Objective:
All of the data should be output character for character, except the pictures.

Data segment:
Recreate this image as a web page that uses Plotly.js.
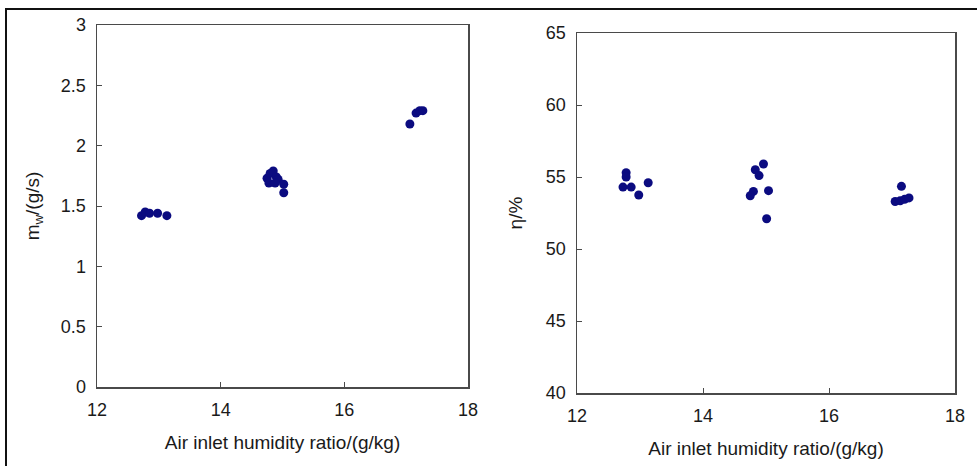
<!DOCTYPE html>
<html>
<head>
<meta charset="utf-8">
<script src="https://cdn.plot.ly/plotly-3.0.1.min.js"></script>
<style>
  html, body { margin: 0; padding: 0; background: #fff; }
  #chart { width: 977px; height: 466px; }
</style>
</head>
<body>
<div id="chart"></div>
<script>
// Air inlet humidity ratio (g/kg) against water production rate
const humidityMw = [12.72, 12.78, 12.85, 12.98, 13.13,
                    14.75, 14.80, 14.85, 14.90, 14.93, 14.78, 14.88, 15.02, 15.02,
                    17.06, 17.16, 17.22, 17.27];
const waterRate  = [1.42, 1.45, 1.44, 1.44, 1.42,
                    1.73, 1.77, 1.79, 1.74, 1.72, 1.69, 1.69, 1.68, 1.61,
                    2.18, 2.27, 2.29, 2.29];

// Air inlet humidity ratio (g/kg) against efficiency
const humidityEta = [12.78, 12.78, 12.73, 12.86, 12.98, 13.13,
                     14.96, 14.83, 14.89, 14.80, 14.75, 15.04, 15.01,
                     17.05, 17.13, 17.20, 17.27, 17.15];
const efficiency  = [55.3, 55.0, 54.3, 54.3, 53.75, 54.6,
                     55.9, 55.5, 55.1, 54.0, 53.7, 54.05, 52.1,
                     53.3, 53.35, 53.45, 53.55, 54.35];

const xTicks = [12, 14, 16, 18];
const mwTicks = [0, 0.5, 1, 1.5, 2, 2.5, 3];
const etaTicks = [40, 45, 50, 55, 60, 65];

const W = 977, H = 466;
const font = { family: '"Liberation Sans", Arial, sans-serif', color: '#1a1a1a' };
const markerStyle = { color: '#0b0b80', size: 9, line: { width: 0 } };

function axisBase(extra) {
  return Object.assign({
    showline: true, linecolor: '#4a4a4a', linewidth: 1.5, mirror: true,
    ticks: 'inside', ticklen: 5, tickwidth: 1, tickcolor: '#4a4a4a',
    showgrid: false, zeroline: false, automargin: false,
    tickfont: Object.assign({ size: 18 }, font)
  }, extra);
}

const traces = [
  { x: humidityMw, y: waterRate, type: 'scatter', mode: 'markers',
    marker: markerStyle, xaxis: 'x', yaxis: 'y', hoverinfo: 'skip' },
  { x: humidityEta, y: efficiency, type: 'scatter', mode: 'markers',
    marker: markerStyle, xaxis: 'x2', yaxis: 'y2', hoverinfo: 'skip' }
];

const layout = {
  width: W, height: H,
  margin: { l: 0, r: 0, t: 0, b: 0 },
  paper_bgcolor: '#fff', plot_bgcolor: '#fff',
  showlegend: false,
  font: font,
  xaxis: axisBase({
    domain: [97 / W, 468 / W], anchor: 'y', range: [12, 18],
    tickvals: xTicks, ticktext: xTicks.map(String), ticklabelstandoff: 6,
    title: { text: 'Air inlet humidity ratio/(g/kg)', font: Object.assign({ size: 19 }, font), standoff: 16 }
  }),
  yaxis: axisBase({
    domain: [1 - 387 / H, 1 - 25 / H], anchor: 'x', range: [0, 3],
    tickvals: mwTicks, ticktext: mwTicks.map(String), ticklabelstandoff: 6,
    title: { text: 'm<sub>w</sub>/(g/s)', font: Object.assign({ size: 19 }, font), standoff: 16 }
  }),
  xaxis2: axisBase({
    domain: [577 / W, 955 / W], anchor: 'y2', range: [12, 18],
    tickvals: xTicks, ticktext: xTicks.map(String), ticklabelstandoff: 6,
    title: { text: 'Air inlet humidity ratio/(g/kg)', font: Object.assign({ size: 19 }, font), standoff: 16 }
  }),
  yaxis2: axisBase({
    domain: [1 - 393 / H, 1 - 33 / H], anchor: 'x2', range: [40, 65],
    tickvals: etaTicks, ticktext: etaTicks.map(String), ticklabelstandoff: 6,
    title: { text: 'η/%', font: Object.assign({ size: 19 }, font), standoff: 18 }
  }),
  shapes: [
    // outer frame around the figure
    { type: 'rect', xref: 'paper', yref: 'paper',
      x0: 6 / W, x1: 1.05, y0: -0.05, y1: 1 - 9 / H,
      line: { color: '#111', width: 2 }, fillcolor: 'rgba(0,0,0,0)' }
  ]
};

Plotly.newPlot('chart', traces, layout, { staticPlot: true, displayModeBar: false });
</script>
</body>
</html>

Output below:
Recreate this image as a web page that uses Plotly.js.
<!DOCTYPE html>
<html>
<head>
<meta charset="utf-8">
<script src="https://cdn.plot.ly/plotly-3.0.1.min.js"></script>
<style>
  html, body { margin: 0; padding: 0; background: #fff; }
  #chart { width: 977px; height: 466px; }
</style>
</head>
<body>
<div id="chart"></div>
<script>
// Air inlet humidity ratio (g/kg) against water production rate
const humidityMw = [12.72, 12.78, 12.85, 12.98, 13.13,
                    14.75, 14.80, 14.85, 14.90, 14.93, 14.78, 14.88, 15.02, 15.02,
                    17.06, 17.16, 17.22, 17.27];
const waterRate  = [1.42, 1.45, 1.44, 1.44, 1.42,
                    1.73, 1.77, 1.79, 1.74, 1.72, 1.69, 1.69, 1.68, 1.61,
                    2.18, 2.27, 2.29, 2.29];

// Air inlet humidity ratio (g/kg) against efficiency
const humidityEta = [12.78, 12.78, 12.73, 12.86, 12.98, 13.13,
                     14.96, 14.83, 14.89, 14.80, 14.75, 15.04, 15.01,
                     17.05, 17.13, 17.20, 17.27, 17.15];
const efficiency  = [55.3, 55.0, 54.3, 54.3, 53.75, 54.6,
                     55.9, 55.5, 55.1, 54.0, 53.7, 54.05, 52.1,
                     53.3, 53.35, 53.45, 53.55, 54.35];

const xTicks = [12, 14, 16, 18];
const mwTicks = [0, 0.5, 1, 1.5, 2, 2.5, 3];
const etaTicks = [40, 45, 50, 55, 60, 65];

const W = 977, H = 466;
const font = { family: '"Liberation Sans", Arial, sans-serif', color: '#1a1a1a' };
const markerStyle = { color: '#0b0b80', size: 9, line: { width: 0 } };

function axisBase(extra) {
  return Object.assign({
    showline: true, linecolor: '#4a4a4a', linewidth: 1.5, mirror: true,
    ticks: 'inside', ticklen: 5, tickwidth: 1, tickcolor: '#4a4a4a',
    showgrid: false, zeroline: false, automargin: false,
    tickfont: Object.assign({ size: 18 }, font)
  }, extra);
}

const traces = [
  { x: humidityMw, y: waterRate, type: 'scatter', mode: 'markers',
    marker: markerStyle, xaxis: 'x', yaxis: 'y', hoverinfo: 'skip' },
  { x: humidityEta, y: efficiency, type: 'scatter', mode: 'markers',
    marker: markerStyle, xaxis: 'x2', yaxis: 'y2', hoverinfo: 'skip' }
];

const layout = {
  width: W, height: H,
  margin: { l: 0, r: 0, t: 0, b: 0 },
  paper_bgcolor: '#fff', plot_bgcolor: '#fff',
  showlegend: false,
  font: font,
  xaxis: axisBase({
    domain: [97 / W, 468 / W], anchor: 'y', range: [12, 18],
    tickvals: xTicks, ticktext: xTicks.map(String), ticklabelstandoff: 6,
    title: { text: 'Air inlet humidity ratio/(g/kg)', font: Object.assign({ size: 19 }, font), standoff: 16 }
  }),
  yaxis: axisBase({
    domain: [1 - 387 / H, 1 - 25 / H], anchor: 'x', range: [0, 3],
    tickvals: mwTicks, ticktext: mwTicks.map(String), ticklabelstandoff: 6,
    title: { text: 'm<sub>w</sub>/(g/s)', font: Object.assign({ size: 19 }, font), standoff: 16 }
  }),
  xaxis2: axisBase({
    domain: [577 / W, 955 / W], anchor: 'y2', range: [12, 18],
    tickvals: xTicks, ticktext: xTicks.map(String), ticklabelstandoff: 6,
    title: { text: 'Air inlet humidity ratio/(g/kg)', font: Object.assign({ size: 19 }, font), standoff: 16 }
  }),
  yaxis2: axisBase({
    domain: [1 - 393 / H, 1 - 33 / H], anchor: 'x2', range: [40, 65],
    tickvals: etaTicks, ticktext: etaTicks.map(String), ticklabelstandoff: 6,
    title: { text: 'η/%', font: Object.assign({ size: 19 }, font), standoff: 18 }
  }),
  shapes: [
    // outer frame around the figure
    { type: 'rect', xref: 'paper', yref: 'paper',
      x0: 6 / W, x1: 1.05, y0: -0.05, y1: 1 - 9 / H,
      line: { color: '#111', width: 2 }, fillcolor: 'rgba(0,0,0,0)' }
  ]
};

Plotly.newPlot('chart', traces, layout, { staticPlot: true, displayModeBar: false });
</script>
</body>
</html>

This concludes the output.